Employers in Texas and throughout the country are not allowed to terminate employers based on their race, gender or skin color. Furthermore, Title VII of the Civil Rights Act also prevents employers from terminating workers based on their sexual orientation or gender. However, this doesn’t mean that employees have an easy time proving discrimination when it happens. In some cases, workers are forced to sign away their right to take legal action as a condition of receiving a severance package.

Considering that a case could take years to resolve, not taking the severance package may lead to major financial issues. Furthermore, employers could require new employees to sign agreements that discrimination cases will be decided in arbitration as opposed to in court. Employees of companies that have fewer than 15 employees may not be protected under Title VII, and it is possible that state law won’t help them either.

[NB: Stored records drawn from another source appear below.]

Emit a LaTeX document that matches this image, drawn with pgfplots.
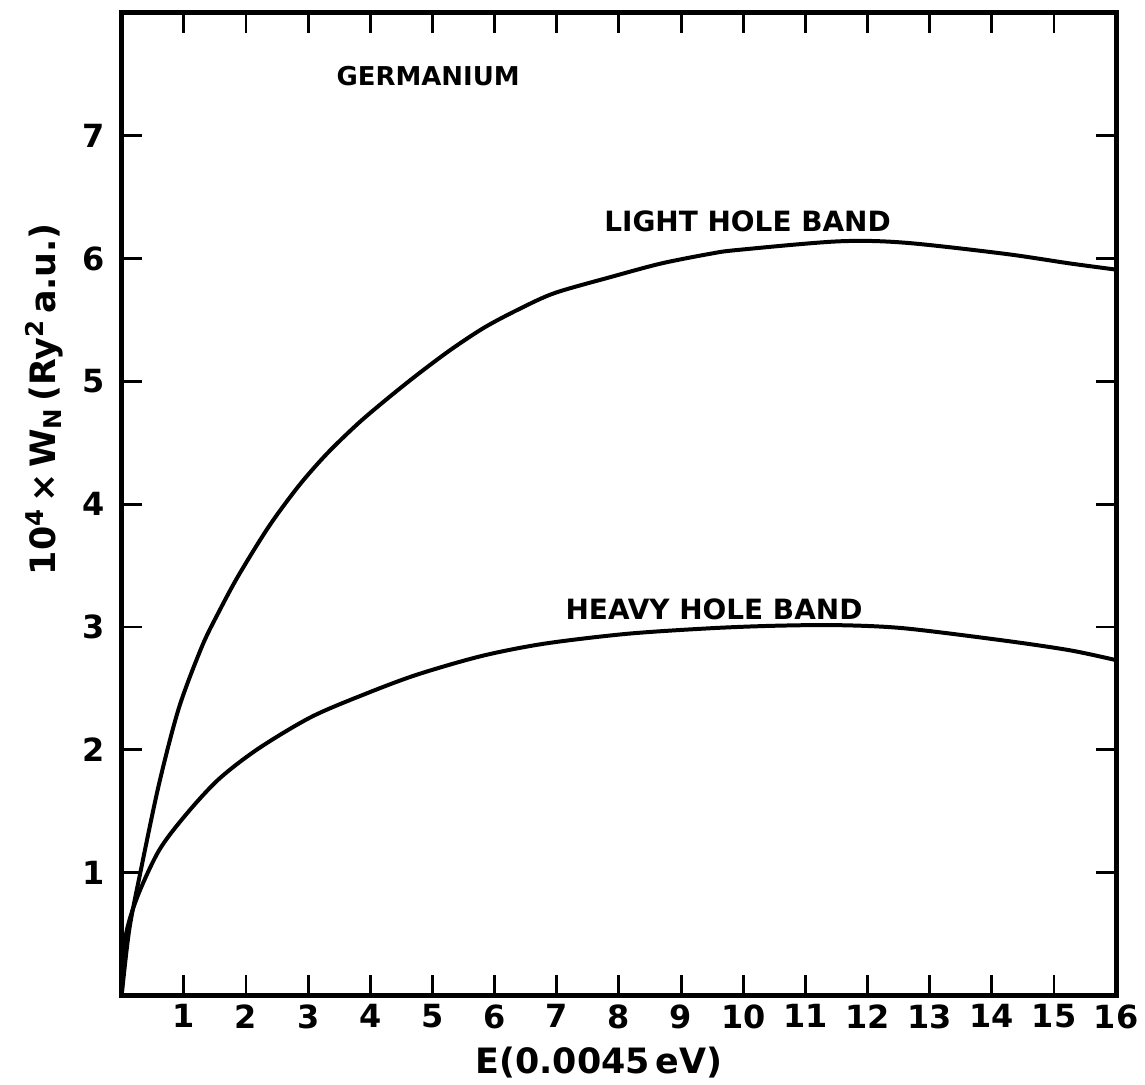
\documentclass[border=0pt]{standalone}
\usepackage{pgfplots}
\pgfplotsset{compat=1.18}
\usepackage{fontspec}
\setmainfont{DejaVu Sans}
\pgfplotstableread{
x y
0 0
0.12 0.53
0.30 1.00
0.60 1.72
0.92 2.34
1.29 2.84
1.56 3.12
1.88 3.42
2.37 3.82
2.85 4.15
3.30 4.41
3.81 4.66
4.30 4.87
4.77 5.06
5.30 5.26
5.84 5.44
6.40 5.59
6.97 5.72
7.87 5.85
8.68 5.96
9.48 6.04
9.91 6.07
11.52 6.14
12.58 6.13
14.19 6.04
15.26 5.96
16 5.91
}\light
\pgfplotstableread{
x y
0 0
0.06 0.47
0.25 0.80
0.60 1.18
1.03 1.47
1.56 1.76
2.20 2.01
3.06 2.27
3.97 2.465
4.77 2.615
5.80 2.765
6.81 2.865
8.14 2.945
9.48 2.99
10.50 3.01
11.52 3.015
12.58 2.99
14.19 2.89
15.26 2.81
16 2.73
}\heavy
\begin{document}
\begin{tikzpicture}
\begin{axis}[
  width=498.5pt, height=492.5pt, scale only axis,
  xmin=0, xmax=16, ymin=0, ymax=8,
  xtick={1,...,16}, ytick={1,...,7},
  tick align=inside,
  major tick length=10pt,
  axis line style={line width=2.5pt},
  every tick/.style={black, line width=1.5pt},
  tick label style={font=\fontsize{16}{19}\selectfont\bfseries},
  /pgf/number format/assume math mode=true,
  yticklabel style={xshift=-5pt},
  xticklabel style={yshift=-1pt},
  xlabel={E(0.0045\,eV)},
  xlabel style={font=\fontsize{17.5}{21}\selectfont\bfseries, at={(axis description cs:0.48,-0.068)}, anchor=center},
  ylabel={10\textsuperscript{4}\,×\,W\textsubscript{N}\,(Ry\textsuperscript{2}\,a.u.)},
  ylabel style={font=\fontsize{17.5}{21}\selectfont\bfseries, at={(axis description cs:-0.078,0.607)}, anchor=center},
  clip=false,
]
\addplot[black, line width=2pt, smooth] table[x=x,y=y] {\light};
\addplot[black, line width=2pt, smooth] table[x=x,y=y] {\heavy};
\node[font=\fontsize{13}{15}\selectfont\bfseries] at (axis cs:4.93,7.49) {GERMANIUM};
\node[font=\fontsize{14}{16}\selectfont\bfseries] at (axis cs:10.07,6.30) {LIGHT HOLE BAND};
\node[font=\fontsize{14}{16}\selectfont\bfseries] at (axis cs:9.53,3.14) {HEAVY HOLE BAND};
\end{axis}
\path ([shift={(-61pt,-42.5pt)}]current axis.south west) rectangle ([shift={(12.5pt,6.5pt)}]current axis.north east);
\end{tikzpicture}
\end{document}
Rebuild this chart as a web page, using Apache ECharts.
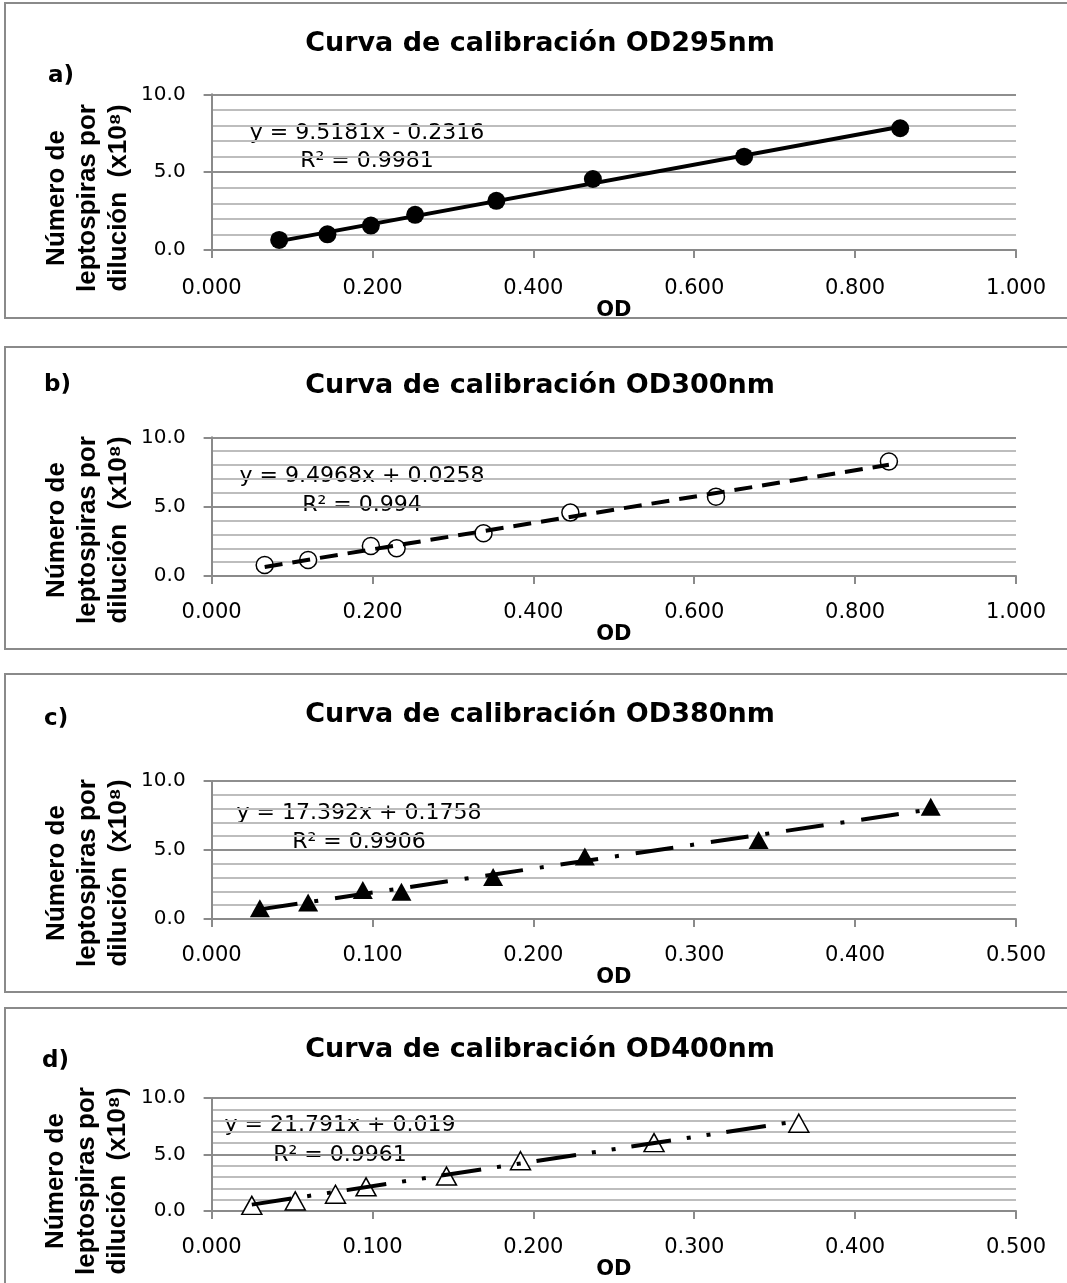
<!DOCTYPE html>
<html><head><meta charset="utf-8">
<script src="https://cdn.jsdelivr.net/npm/echarts@6/dist/echarts.min.js"></script>
<style>html,body{margin:0;padding:0;background:#fff}#c{width:1067px;height:1283px}</style>
</head><body><div id="c"></div>
<script>
// ---- data ----
const panelLabels = ['a)', 'b)', 'c)', 'd)'];
const titles = ['Curva de calibración OD295nm', 'Curva de calibración OD300nm', 'Curva de calibración OD380nm', 'Curva de calibración OD400nm'];
const yAxisName = 'Número de\nleptospiras por\ndilución  (x10⁸)';
const xAxisName = 'OD';
const od295 = [0.084, 0.144, 0.198, 0.253, 0.354, 0.474, 0.662, 0.856];
const n295  = [0.65, 1.01, 1.57, 2.26, 3.16, 4.56, 5.99, 7.82];
const od300 = [0.066, 0.120, 0.198, 0.230, 0.338, 0.446, 0.627, 0.842];
const n300  = [0.79, 1.15, 2.16, 2.00, 3.08, 4.57, 5.72, 8.25];
const od380 = [0.030, 0.060, 0.094, 0.118, 0.175, 0.232, 0.340, 0.447];
const n380  = [0.77, 1.20, 2.10, 1.98, 3.04, 4.52, 5.72, 8.14];
const od400 = [0.025, 0.052, 0.077, 0.096, 0.146, 0.192, 0.275, 0.365];
const n400  = [0.50, 0.89, 1.48, 2.14, 3.09, 4.45, 6.05, 7.77];
const slopes = [9.5181, 9.4968, 17.392, 21.791];
const intercepts = [-0.2316, 0.0258, 0.1758, 0.019];
const eqTexts = ['y = 9.5181x - 0.2316', 'y = 9.4968x + 0.0258', 'y = 17.392x + 0.1758', 'y = 21.791x + 0.019'];
const r2Texts = ['R² = 0.9981', 'R² = 0.994', 'R² = 0.9906', 'R² = 0.9961'];
const xMaxes = [1.0, 1.0, 0.5, 0.5];
const xIntervals = [0.2, 0.2, 0.1, 0.1];
const yMax = 10, yInterval = 5;

// ---- layout / style ----
const odList = [od295, od300, od380, od400];
const nList = [n295, n300, n380, n400];
const gridTops = [94.3, 437.3, 781, 1098];
const gridHeights = [155.7, 138.7, 138, 113];
const gridLeft = 211.6, gridWidth = 804.4;
const nameGaps = [35, 40, 40, 40];
const labelMargins = [28, 26, 26, 26];
const boxes = [[5, 3, 1080, 315], [5, 347, 1080, 302], [5, 674, 1080, 318], [5, 1008, 1080, 300]];
const labelPos = [[48, 76], [44, 385], [44, 719], [42, 1061]];
const titleY = [44, 386, 715, 1050];
const yNamePos = [[88, 198], [88, 530], [88, 873], [87, 1181]];
const eqPos = [[367, 133, 161], [362, 476, 505], [359, 813, 842], [340, 1125, 1155]];
const lineTypes = ['solid', [18, 10], [38, 17, 4, 17], [40, 16, 4, 16, 4, 16]];
const markers = [
  {symbol: 'circle', size: 18, color: '#000', border: '#000', bw: 0},
  {symbol: 'circle', size: 17, color: '#fff', border: '#000', bw: 1.5},
  {symbol: 'triangle', size: [20, 18], color: '#000', border: '#000', bw: 0},
  {symbol: 'triangle', size: [20, 18], color: '#fff', border: '#000', bw: 1.5}
];

const grids = [], xAxes = [], yAxes = [], series = [], graphics = [];
for (let i = 0; i < 4; i++) {
  grids.push({left: gridLeft, top: gridTops[i], width: gridWidth, height: gridHeights[i]});
  xAxes.push({
    type: 'value', gridIndex: i, min: 0, max: xMaxes[i], interval: xIntervals[i],
    name: xAxisName, nameLocation: 'middle', nameGap: nameGaps[i],
    nameTextStyle: {fontFamily: 'DejaVu Sans', fontWeight: 'bold', fontSize: 21, color: '#000'},
    axisLine: {show: true, onZero: false, lineStyle: {color: '#8a8a8a', width: 2}},
    axisTick: {show: true, length: 8, lineStyle: {color: '#8a8a8a', width: 2}},
    axisLabel: {fontFamily: 'DejaVu Sans', fontSize: 21, color: '#000', margin: labelMargins[i],
      formatter: v => v.toFixed(3)},
    splitLine: {show: false}
  });
  yAxes.push({
    type: 'value', gridIndex: i, min: 0, max: yMax, interval: yInterval,
    axisLine: {show: true, lineStyle: {color: '#8a8a8a', width: 2}},
    axisTick: {show: true, length: 8, lineStyle: {color: '#8a8a8a', width: 2}},
    axisLabel: {fontFamily: 'DejaVu Sans', fontSize: 20, color: '#000', margin: 26,
      formatter: v => v.toFixed(1)},
    splitLine: {show: true, lineStyle: {color: '#8e8e8e', width: 2}},
    minorTick: {show: false, splitNumber: 5},
    minorSplitLine: {show: true, lineStyle: {color: '#bdbdbd', width: 2}}
  });
  const xs = odList[i], ys = nList[i];
  series.push({
    type: 'scatter', xAxisIndex: i, yAxisIndex: i, z: 2,
    symbol: markers[i].symbol, symbolSize: markers[i].size,
    itemStyle: {color: markers[i].color, borderColor: markers[i].border, borderWidth: markers[i].bw, opacity: 1},
    data: xs.map((x, k) => [x, ys[k]])
  });
  const x0 = Math.min(...xs), x1 = Math.max(...xs);
  series.push({
    type: 'line', xAxisIndex: i, yAxisIndex: i, z: 3, symbol: 'none', silent: true,
    lineStyle: {color: '#000', width: 4, type: lineTypes[i]},
    data: [[x0, slopes[i] * x0 + intercepts[i]], [x1, slopes[i] * x1 + intercepts[i]]]
  });
  const b = boxes[i];
  graphics.push({type: 'rect', shape: {x: b[0], y: b[1], width: b[2], height: b[3]},
    style: {fill: 'none', stroke: '#8a8a8a', lineWidth: 2}, z: -1});
  graphics.push({type: 'text', x: labelPos[i][0], y: labelPos[i][1],
    style: {text: panelLabels[i], font: 'bold 23px "DejaVu Sans"', fill: '#000', textAlign: 'left', textVerticalAlign: 'middle'}});
  graphics.push({type: 'text', x: 540, y: titleY[i],
    style: {text: titles[i], font: 'bold 27px "DejaVu Sans"', fill: '#000', textAlign: 'center', textVerticalAlign: 'middle'}});
  graphics.push({type: 'text', x: yNamePos[i][0], y: yNamePos[i][1], rotation: Math.PI / 2,
    style: {text: yAxisName, font: 'bold 26px "Liberation Sans"', lineHeight: 31, fill: '#000', textAlign: 'center', textVerticalAlign: 'middle'}});
  graphics.push({type: 'text', x: eqPos[i][0], y: eqPos[i][1],
    style: {text: eqTexts[i], font: '22px "DejaVu Sans"', fill: '#000', textAlign: 'center', textVerticalAlign: 'middle'}});
  graphics.push({type: 'text', x: eqPos[i][0], y: eqPos[i][2],
    style: {text: r2Texts[i], font: '22px "DejaVu Sans"', fill: '#000', textAlign: 'center', textVerticalAlign: 'middle'}});
}

const chart = echarts.init(document.getElementById('c'), null, {renderer: 'canvas'});
chart.setOption({
  animation: false,
  backgroundColor: '#fff',
  grid: grids, xAxis: xAxes, yAxis: yAxes, series: series,
  graphic: graphics
});
</script></body></html>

Proving a case can be difficult if an employer doesn’t literally say that the termination was retaliatory or based on a protected attribute. The first step is a complaint to the EEOC, and that can take up to a year to process before the case gets to court. If it does get to court, an employee might face the prospect that the case is dismissed or settled out of court.

Workers who are terminated because of their race, sexual orientation or other protected attributes are victims of employment law violations. A victim could benefit from contacting an attorney who will review the case. Legal counsel may determine if a case should be settled through a formal trial or resolved outside of court. If successful, workers could be entitled to back pay plus interest in addition to punitive damages.